According to the ancient Mayan calendar, the world will end in December 2012.
If banking analyst Meredith Whitney is right, the beginning of the end might be right around the corner. Whitney, who rose to prominence after a pessimistic report on Citigroup issued in late 2007 later proved to be painfully accurate, has been zeroed in on the municipal bond sector for some time now as the next market to enter into a freefall.
She first turned heads last year when predicting that between 50 and 100 local governments could default on obligations worth hundreds of billions of dollars–a collapse that would almost certainly be felt throughout global financial markets.
That breakdown in municipal (muni) bond markets so far hasn’t materialized; default rates have been in line with historical averages, and investors who held on to these securities have been rewarded with relatively strong performances. But Whitney hasn’t backed down from her predictions, and in fact believes that coming weeks may see critical developments in muni bond markets.
She’s targeted July 1 as an important date in this ongoing saga. That’s when new state budgets take effect, which may result in reduced aid to localities that have relied on outside aid up until this point to make good on obligations. If that source of liquidity dries up, it could start a string of muni defaults that will accelerate throughout the remainder of the year.
“This is the sad reality of where we are,” Whitney said during an interview on CNBC. “It will sting the sharpest when the states at the beginning of July cut aid off to municipalities.”
It should be noted that not everyone is on the same page as Whitney.
According to a recent research note from analysts at RBC Capital Markets, state employment levels are at their lowest levels since 1999. That seemingly indicates that governments are slashing payrolls in an effort to reel in costs, giving hope that self-imposed austerity measures will be enough to steer clear of a wave of defaults.
S&P’s VP of fixed income also believes that Whitney’s predictions are a bit extreme, noting that actual default stats so far don’t support her bearish outlook on the segment.
With outlooks sharply divided on the short-term outlook for muni bonds, there are a number of ETFs that have seen increased activity and offer ways to access various segments of this fixed income market.
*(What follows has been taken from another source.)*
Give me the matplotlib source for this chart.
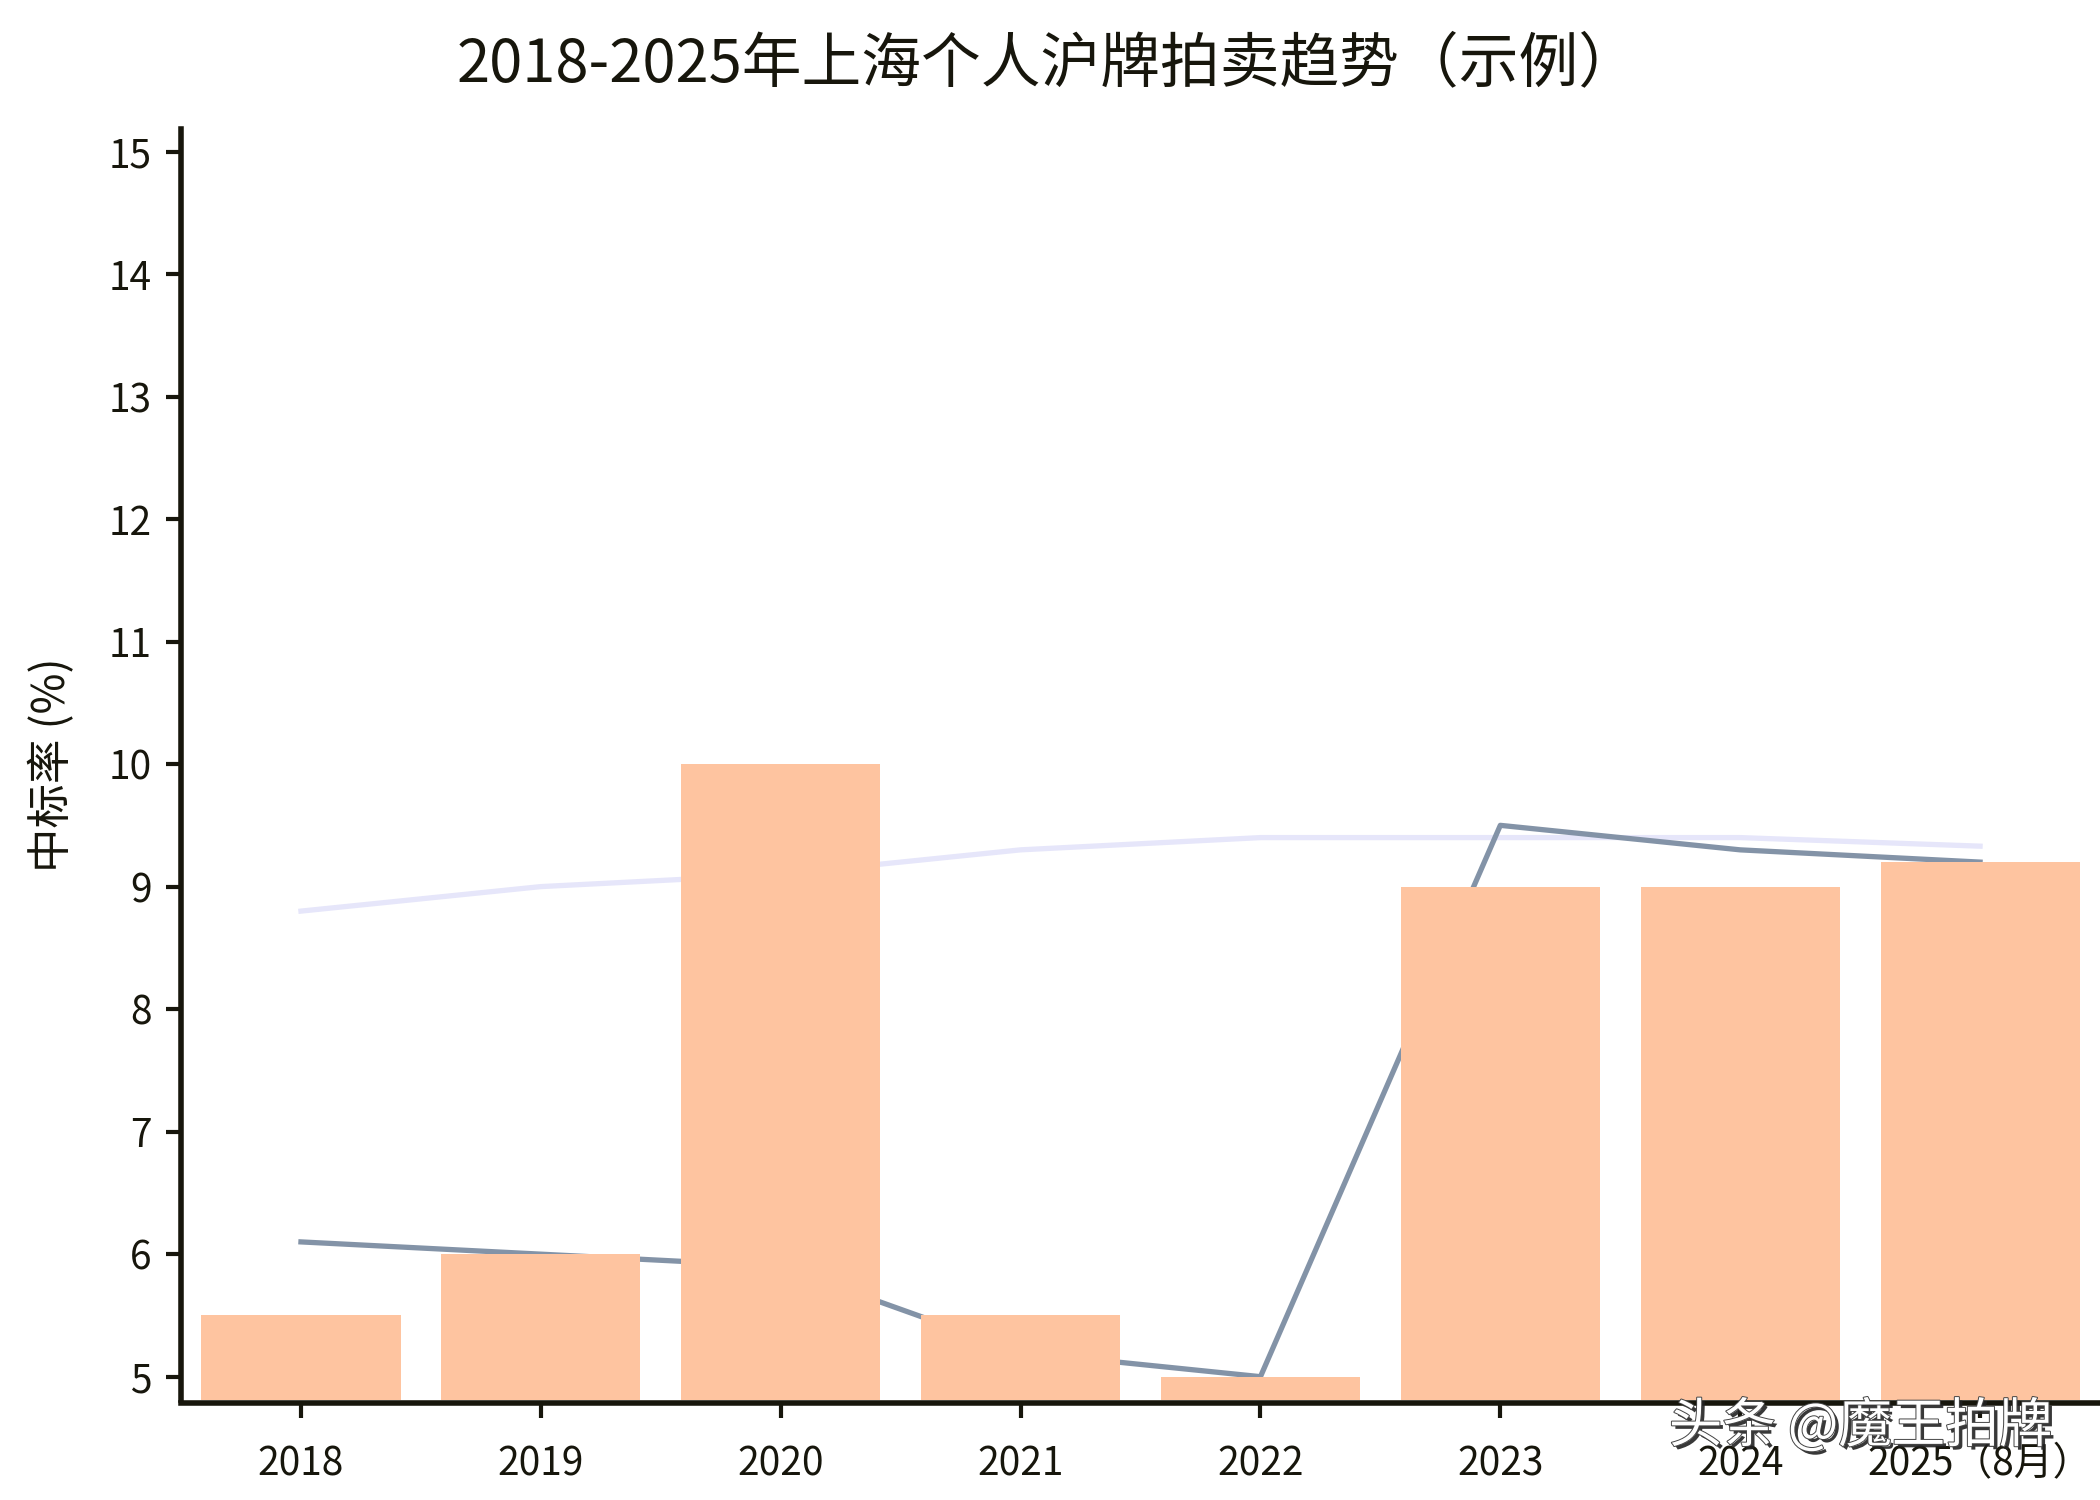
import matplotlib.pyplot as plt
import matplotlib.patheffects as pe
import numpy as np

plt.rcParams['font.family'] = ['Noto Sans CJK SC', 'DejaVu Sans']

# Data
years = ['2018', '2019', '2020', '2021', '2022', '2023', '2024', '2025（8月）']
bar_rate = [5.5, 6.0, 10.0, 5.5, 5.0, 9.0, 9.0, 9.2]
line_dark = [6.1, 6.0, 5.9, 5.2, 5.0, 9.5, 9.3, 9.2]
line_light = [8.8, 9.0, 9.1, 9.3, 9.4, 9.4, 9.4, 9.33]

ink = '#17160c'
x = np.arange(len(years))

fig = plt.figure(figsize=(21, 15), dpi=100)
ax = fig.add_axes([0.0862, 0.0667, 0.9138, 0.847])

ax.plot(x, line_light, color='#e6e6fa', lw=3.8, zorder=1)
ax.plot(x, line_dark, color='#8393a7', lw=3.8, zorder=2)
ax.bar(x, bar_rate, width=0.83, color='#fec4a0', zorder=3)

ax.set_xlim(-0.5, 7.5)
ax.set_ylim(4.81, 15.18)
ax.set_yticks(range(5, 16))
ax.set_xticks(x)
ax.set_xticklabels(years)

for side in ['top', 'right']:
    ax.spines[side].set_visible(False)
for side in ['left', 'bottom']:
    ax.spines[side].set_linewidth(4)
    ax.spines[side].set_color(ink)
ax.spines['bottom'].set_position(('outward', 2))

ax.tick_params(axis='both', direction='out', length=11, width=3,
               color=ink, labelcolor=ink, labelsize=28)
ax.tick_params(axis='x', pad=19)
ax.tick_params(axis='y', pad=10)

ax.set_ylabel('中标率 (%)', fontsize=32, color=ink, labelpad=24)

fig.text(0.499, 0.957, '2018-2025年上海个人沪牌拍卖趋势（示例）',
         ha='center', va='center', fontsize=43, color=ink)

# watermark
fig.text(0.886, 0.049, '头条 @魔王拍牌', ha='center', va='center',
         fontsize=38.5, color='white', zorder=10,
         path_effects=[pe.withSimplePatchShadow(offset=(2.5, -2.5), shadow_rgbFace='#222222', alpha=0.9),
                       pe.withStroke(linewidth=1.4, foreground='#444444')])

fig.savefig('out.png', dpi=100, facecolor='white')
Those who believe Whitney’s arguments hold some water may see attractive short-selling opportunities in some of these names, while those who believe her bearishness is overdone might see attractive entry points in beaten down securities that will eventually recover once the public’s anxiety eases.
iShares S&P National AMT-Free Muni Bond Fund (MUB)
This ETF is the most popular option for investors seeking broad-based exposure to municipal bonds. MUB includes more than 1,300 individual securities from a variety of different issuers. Transportation-related muni bonds account for the biggest slice of holdings (23%), with utilities (21%) and tax revenue bonds (14%) also receiving significant weight in this portfolio.
MUB currently has a distribution yield of about 3.5%, which works out to a tax-equivalent yield of almost 5.4%, assuming a 35% tax bracket.